B. B. Conclusions du comité
B. B. Conclusions du comité
- 130. Le point précis de savoir dans quelle mesure les autorités ont ou n'ont pas influencé la décision des employeurs est une question sur laquelle le Comité, compte tenu des données contradictoires dont il dispose, estime se trouver dans l'impossibilité d'aboutir à une conclusion. Il n'en reste pas moins que le gouvernement ne nie pas le fait que la décision des employeurs de rengager la majorité des grévistes (mais, en raison d'une (i réorganisation», pas « tous») ait impliqué l'exclusion du rengagement de tous les membres du comité d'entreprise et de la direction du syndicat. Le Comité considère comme évident que le fait, pour les employeurs, lorsqu'ils ont réembauché la majorité des travailleurs, d'avoir inclus parmi ceux qu'ils ne réembauchaient pas tous les membres de deux organes distincts représentant les travailleurs intéressés ne saurait constituer une simple coïncidence et, qu'en conséquence, les données dont il dispose laissent à penser qu'il y aurait eu une discrimination exercée à l'encontre de personnes ayant participé à une activité syndicale, en l'occurrence, organisation d'une grève et participation à cette grève.

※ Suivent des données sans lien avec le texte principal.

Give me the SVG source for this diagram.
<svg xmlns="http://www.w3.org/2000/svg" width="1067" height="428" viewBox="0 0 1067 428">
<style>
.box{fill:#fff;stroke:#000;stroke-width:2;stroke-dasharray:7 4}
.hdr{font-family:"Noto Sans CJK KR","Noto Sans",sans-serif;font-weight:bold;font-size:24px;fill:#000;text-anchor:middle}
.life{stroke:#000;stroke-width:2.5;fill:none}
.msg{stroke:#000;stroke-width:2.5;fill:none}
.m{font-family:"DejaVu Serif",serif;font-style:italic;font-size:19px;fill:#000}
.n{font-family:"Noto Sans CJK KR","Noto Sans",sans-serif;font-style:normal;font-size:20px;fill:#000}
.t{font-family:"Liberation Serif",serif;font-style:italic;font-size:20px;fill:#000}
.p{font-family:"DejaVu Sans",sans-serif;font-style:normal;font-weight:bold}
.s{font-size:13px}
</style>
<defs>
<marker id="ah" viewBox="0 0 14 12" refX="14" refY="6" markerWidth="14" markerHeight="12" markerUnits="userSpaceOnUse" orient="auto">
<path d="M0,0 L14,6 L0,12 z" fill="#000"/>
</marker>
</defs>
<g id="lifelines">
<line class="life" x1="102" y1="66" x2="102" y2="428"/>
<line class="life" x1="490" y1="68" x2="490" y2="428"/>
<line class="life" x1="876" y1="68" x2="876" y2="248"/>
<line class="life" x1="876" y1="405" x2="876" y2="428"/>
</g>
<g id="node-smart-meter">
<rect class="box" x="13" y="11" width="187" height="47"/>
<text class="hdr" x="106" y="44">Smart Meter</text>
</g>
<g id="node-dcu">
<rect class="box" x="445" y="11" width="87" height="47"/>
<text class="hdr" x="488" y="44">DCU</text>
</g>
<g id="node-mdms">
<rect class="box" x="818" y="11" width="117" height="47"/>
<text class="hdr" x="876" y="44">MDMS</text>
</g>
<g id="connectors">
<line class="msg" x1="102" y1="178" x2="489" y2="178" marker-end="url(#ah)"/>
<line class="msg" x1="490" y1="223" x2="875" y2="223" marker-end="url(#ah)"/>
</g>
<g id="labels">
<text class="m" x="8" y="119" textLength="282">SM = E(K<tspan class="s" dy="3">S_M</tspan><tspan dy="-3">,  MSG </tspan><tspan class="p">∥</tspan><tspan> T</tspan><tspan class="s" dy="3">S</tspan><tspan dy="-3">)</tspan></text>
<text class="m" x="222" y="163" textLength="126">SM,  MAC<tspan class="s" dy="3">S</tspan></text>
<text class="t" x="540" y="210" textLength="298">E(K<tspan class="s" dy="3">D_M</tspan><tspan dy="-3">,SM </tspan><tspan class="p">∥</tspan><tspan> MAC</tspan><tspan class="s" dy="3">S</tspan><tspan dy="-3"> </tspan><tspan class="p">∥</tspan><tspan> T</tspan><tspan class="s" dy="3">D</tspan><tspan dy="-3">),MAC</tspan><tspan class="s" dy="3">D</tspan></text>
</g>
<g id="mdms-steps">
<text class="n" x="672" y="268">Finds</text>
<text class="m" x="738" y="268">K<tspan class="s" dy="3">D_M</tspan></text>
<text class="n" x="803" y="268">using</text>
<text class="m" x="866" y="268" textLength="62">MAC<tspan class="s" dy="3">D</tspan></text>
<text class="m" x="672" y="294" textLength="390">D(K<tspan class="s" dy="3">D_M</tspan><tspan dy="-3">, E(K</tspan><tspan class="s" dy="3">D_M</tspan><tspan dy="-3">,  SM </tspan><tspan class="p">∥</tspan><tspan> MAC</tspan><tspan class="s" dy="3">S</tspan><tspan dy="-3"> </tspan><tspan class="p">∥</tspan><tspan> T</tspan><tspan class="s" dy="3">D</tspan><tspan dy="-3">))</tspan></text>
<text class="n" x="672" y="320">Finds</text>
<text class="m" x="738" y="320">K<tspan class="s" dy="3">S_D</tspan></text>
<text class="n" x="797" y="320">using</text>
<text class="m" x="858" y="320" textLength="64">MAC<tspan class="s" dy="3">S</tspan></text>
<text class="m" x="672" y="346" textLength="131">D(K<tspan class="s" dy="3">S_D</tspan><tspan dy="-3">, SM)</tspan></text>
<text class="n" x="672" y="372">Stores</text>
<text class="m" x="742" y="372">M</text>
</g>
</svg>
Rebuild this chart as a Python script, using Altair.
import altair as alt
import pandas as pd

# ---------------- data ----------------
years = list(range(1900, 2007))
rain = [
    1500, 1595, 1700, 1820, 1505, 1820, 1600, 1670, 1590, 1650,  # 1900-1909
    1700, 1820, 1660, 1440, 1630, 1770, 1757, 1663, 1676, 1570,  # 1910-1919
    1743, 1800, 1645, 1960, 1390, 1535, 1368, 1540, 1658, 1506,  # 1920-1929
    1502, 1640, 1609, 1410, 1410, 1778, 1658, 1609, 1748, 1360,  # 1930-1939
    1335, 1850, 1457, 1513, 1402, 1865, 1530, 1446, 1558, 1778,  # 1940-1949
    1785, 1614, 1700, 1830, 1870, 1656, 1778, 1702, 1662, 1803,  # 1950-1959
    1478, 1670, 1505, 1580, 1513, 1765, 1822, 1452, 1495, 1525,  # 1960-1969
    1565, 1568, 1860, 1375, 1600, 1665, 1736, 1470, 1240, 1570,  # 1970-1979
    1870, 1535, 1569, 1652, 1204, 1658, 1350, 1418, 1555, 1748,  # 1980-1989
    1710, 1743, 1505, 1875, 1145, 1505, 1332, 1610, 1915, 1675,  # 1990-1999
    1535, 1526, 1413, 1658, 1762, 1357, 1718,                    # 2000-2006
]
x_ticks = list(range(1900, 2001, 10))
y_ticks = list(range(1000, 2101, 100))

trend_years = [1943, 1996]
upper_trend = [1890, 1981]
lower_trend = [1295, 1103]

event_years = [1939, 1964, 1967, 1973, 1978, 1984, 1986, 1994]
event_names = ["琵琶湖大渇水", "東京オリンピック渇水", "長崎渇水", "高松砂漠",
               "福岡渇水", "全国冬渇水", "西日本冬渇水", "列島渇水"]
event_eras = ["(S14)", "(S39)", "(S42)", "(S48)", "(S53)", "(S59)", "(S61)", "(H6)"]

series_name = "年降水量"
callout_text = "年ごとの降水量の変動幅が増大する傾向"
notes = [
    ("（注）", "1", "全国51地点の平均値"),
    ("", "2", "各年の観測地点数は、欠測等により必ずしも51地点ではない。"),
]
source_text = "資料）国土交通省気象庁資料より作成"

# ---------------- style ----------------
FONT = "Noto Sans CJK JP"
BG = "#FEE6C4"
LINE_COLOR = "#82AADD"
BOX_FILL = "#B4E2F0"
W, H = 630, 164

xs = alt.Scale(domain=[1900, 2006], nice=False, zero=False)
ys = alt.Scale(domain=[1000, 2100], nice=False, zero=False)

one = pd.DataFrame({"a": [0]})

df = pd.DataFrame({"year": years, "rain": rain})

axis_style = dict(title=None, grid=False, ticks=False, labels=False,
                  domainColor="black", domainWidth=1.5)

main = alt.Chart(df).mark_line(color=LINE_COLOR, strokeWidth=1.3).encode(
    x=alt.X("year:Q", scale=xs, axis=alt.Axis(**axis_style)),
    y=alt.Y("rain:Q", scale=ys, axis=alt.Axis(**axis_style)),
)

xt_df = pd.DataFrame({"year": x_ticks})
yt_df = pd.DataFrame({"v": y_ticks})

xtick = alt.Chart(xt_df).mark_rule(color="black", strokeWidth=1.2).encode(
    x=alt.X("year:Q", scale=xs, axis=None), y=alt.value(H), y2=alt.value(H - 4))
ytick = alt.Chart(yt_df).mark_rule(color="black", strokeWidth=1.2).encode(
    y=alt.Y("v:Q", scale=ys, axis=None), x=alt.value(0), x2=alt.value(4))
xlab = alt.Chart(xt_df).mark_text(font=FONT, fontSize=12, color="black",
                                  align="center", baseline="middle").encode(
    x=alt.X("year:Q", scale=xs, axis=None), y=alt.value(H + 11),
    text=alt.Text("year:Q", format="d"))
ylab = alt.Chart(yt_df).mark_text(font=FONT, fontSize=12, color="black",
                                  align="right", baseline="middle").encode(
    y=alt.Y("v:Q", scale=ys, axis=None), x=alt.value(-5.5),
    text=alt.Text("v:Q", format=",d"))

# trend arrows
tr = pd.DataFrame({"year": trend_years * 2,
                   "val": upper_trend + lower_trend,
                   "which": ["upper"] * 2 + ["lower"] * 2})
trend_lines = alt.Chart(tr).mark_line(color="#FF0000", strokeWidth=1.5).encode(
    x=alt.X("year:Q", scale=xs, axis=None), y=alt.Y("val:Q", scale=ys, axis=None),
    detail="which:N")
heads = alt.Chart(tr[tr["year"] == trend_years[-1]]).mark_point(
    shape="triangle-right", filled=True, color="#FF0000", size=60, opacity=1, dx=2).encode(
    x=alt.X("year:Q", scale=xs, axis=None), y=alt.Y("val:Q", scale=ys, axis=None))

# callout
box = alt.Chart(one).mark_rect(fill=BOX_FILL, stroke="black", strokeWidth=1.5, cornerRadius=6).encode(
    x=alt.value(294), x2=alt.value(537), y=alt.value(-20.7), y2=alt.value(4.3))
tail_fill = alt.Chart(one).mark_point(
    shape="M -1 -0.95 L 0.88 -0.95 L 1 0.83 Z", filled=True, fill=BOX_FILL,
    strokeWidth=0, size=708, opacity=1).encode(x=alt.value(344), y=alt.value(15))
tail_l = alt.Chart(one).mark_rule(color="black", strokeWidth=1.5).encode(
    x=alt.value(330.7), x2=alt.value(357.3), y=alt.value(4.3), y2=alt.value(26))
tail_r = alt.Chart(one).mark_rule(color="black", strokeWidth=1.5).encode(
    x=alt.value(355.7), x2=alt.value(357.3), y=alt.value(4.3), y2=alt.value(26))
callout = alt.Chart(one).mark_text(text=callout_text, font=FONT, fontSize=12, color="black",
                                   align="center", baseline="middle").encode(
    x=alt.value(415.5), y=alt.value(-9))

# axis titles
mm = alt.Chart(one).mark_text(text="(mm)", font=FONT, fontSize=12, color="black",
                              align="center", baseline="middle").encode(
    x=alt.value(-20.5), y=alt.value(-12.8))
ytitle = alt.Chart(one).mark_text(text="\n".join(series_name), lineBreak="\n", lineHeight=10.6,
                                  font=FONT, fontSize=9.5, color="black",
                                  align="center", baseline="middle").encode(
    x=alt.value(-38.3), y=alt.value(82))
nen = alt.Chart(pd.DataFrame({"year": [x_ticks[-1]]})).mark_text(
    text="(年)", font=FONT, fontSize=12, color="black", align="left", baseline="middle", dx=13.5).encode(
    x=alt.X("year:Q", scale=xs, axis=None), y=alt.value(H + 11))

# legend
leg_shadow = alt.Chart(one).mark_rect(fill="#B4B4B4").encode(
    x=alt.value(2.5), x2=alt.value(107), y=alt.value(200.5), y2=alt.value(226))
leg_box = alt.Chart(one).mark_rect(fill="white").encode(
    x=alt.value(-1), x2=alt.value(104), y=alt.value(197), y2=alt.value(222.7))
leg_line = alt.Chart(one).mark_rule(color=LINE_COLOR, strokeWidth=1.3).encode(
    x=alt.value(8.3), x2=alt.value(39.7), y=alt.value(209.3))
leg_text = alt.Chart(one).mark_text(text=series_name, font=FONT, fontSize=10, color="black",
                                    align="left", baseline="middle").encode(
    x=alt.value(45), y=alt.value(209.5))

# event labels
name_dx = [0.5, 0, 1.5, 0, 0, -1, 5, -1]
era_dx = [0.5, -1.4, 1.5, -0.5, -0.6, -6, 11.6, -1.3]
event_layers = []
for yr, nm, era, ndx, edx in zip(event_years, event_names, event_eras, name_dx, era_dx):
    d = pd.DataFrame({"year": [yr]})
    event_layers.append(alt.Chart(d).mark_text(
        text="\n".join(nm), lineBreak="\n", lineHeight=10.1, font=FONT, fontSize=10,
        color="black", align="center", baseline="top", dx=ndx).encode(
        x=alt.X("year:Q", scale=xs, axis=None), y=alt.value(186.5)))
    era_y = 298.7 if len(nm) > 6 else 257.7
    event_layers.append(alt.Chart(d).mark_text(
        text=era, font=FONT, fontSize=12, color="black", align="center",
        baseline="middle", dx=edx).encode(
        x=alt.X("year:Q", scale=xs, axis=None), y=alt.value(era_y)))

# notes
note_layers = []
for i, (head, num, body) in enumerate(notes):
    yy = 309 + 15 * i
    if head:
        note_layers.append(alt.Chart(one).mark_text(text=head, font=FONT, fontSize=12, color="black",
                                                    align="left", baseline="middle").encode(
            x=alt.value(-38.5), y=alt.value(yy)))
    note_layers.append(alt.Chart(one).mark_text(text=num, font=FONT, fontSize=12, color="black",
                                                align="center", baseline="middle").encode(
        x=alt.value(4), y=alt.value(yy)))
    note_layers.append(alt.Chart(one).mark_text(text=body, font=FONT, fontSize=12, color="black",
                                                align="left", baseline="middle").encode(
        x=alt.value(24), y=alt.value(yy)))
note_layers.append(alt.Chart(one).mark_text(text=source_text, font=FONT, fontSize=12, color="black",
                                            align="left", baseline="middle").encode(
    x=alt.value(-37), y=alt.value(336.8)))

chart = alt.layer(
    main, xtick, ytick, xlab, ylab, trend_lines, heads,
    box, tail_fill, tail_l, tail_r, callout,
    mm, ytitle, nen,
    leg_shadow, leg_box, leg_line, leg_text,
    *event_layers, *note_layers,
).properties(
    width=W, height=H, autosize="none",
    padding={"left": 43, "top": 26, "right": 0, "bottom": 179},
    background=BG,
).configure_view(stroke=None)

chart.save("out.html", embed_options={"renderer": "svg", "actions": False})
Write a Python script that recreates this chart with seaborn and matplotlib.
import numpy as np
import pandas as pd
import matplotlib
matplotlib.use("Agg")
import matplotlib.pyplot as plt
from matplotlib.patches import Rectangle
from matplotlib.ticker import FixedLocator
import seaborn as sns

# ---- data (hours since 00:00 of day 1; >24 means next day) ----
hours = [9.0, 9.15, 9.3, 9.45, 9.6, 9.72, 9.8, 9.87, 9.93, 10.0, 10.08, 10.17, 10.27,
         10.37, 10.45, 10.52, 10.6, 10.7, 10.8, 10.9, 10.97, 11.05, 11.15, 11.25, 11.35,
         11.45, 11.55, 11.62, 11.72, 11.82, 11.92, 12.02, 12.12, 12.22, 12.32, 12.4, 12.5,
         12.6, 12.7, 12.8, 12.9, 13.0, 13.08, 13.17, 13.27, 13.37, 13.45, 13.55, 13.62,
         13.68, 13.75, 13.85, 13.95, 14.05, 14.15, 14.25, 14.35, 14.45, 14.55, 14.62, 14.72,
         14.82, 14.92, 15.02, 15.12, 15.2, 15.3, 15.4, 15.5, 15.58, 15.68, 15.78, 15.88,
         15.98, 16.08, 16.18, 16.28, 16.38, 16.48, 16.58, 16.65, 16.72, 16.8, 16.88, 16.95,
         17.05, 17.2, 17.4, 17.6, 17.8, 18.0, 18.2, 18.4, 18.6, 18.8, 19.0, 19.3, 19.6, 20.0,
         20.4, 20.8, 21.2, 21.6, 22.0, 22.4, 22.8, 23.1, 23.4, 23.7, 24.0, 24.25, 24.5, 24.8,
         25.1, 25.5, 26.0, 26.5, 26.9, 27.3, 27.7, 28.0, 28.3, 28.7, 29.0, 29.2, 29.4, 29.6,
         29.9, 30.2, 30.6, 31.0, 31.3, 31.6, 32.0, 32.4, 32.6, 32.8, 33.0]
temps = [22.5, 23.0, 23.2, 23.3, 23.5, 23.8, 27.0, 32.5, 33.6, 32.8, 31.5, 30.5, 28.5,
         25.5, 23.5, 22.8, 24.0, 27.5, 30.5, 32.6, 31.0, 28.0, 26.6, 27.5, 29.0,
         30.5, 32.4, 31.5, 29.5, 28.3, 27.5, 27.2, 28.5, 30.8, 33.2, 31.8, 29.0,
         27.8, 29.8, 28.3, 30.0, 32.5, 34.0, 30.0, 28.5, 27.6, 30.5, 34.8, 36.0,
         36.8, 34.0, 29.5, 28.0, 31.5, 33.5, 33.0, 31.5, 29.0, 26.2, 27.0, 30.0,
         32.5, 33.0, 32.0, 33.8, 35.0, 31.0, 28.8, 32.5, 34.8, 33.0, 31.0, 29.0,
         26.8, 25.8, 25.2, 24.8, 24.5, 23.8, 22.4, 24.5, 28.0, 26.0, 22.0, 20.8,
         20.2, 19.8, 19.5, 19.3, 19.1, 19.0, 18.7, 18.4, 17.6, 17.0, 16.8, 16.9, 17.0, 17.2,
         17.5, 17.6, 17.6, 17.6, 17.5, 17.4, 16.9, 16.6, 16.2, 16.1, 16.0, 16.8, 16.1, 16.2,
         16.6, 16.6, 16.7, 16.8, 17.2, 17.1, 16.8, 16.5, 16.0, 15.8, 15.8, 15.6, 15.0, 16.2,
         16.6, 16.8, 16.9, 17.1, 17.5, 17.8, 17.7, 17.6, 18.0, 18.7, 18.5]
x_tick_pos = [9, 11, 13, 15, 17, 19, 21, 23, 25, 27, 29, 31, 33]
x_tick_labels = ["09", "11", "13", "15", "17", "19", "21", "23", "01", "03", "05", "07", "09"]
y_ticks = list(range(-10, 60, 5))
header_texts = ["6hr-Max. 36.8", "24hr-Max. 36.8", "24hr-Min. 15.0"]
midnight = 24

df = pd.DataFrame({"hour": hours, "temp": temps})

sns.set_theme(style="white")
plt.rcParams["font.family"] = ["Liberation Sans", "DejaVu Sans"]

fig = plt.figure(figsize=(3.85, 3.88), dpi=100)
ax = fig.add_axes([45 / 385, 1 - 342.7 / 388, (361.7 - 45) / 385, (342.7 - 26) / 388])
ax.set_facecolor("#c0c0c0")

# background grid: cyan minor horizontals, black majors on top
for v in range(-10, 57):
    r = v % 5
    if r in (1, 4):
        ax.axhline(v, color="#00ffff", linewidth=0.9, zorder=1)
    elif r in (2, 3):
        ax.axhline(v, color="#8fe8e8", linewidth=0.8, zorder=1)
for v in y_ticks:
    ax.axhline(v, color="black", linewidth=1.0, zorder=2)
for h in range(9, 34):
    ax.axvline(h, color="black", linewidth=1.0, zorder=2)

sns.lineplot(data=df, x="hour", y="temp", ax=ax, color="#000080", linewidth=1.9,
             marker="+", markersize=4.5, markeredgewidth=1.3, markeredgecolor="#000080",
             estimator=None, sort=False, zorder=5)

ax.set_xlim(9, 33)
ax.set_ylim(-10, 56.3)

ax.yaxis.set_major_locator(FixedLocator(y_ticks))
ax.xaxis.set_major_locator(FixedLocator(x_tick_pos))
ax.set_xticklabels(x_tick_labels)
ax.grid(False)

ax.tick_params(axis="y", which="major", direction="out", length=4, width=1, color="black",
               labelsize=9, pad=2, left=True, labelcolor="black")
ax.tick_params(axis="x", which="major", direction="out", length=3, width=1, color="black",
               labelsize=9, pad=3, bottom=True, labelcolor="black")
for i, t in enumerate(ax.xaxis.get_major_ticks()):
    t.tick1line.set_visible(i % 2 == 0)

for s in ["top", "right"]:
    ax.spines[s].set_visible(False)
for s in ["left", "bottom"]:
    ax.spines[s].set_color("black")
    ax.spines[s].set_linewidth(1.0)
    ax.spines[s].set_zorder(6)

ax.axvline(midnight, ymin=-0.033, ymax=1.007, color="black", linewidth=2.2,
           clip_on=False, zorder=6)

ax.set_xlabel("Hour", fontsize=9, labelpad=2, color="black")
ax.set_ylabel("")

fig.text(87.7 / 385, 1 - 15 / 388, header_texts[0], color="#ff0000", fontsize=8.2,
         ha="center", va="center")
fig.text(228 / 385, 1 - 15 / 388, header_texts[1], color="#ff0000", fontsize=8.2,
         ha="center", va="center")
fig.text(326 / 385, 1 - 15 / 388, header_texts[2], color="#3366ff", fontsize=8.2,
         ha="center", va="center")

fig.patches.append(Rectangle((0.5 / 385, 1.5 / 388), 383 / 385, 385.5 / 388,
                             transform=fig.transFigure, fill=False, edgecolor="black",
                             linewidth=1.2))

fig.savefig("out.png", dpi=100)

En conséquence, la question qui se pose semblerait celle de savoir si, dans le cas d'espèce, la grève constituait une activité légitime à l'égard de laquelle les travailleurs auraient dû bénéficier d'une protection contre les actes de discrimination.
- 131. Dans le cas no 102 relatif à l'Union sud-africaine, le Comité avait déjà eu l'occasion d'examiner la situation des travailleurs africains en ce qui concerne l'exercice du droit de grève et du droit de représentation par leurs syndicats. Dans ce cas, tout en estimant qu'il n'était pas appelé à examiner dans quelle mesure le droit de grève en général devait être considéré comme un droit syndical, le Comité avait constaté, comme il l'avait fait dans plusieurs cas antérieurs, que le droit de grève était généralement accordé aux travailleurs et à leurs organisations comme faisant partie de leurs droits de défense des intérêts communs, et il poursuivait en exprimant l'opinion que, lorsque le droit de grève est reconnu aux travailleurs et à leurs organisations, il ne devrait exister aucune discrimination raciale quant aux bénéficiaires de ce droit. Après avoir examiné la situation respective des travailleurs européens (en vertu de la loi sur la conciliation dans l'industrie) et des travailleurs africains, en vertu de la loi de 1953 sur le travail indigène (règlement des différends), qui rend illégale toute grève des Africains sans prévoir (comme dans le cas des Européens) la participation de leurs syndicats aux procédures de règlement des conflits, le Comité avait conclu, dans le cas no 102, qu'il était de son devoir d'attirer l'attention sur l'existence d'une discrimination entre les travailleurs africains et les autres travailleurs en ce qui concerne les restrictions apportées au droit de grève.
Recommandation du comité
Recommandation du comité
- 132. Dans le cas d'espèce, lorsque les travailleurs ont refusé de reprendre le travail, leurs contrats ont été considérés comme se terminant parce que les travailleurs avaient négligé de respecter des instructions leur enjoignant d'utiliser des procédures elles-mêmes discriminatoires en ce qui concerne les travailleurs africains. Il s'ensuivit que, bien que seule une minorité des travailleurs intéressés se soient vu refuser le rengagement, cette minorité semble avoir compris tous les membres du comité d'entreprise et de la direction du syndicat représentant ces travailleurs. Sur la base de ces données, le Comité estime que la seule conclusion raisonnable pour lui est de déclarer que les employeurs intéressés paraissent avoir commis un acte de discrimination antisyndicale à l'égard de l'emploi des travailleurs africains membres de ces deux organes de représentation et recommande au Conseil d'administration de faire sienne cette conclusion et d'attirer sur elle l'attention du gouvernement de l'Union sud-africaine.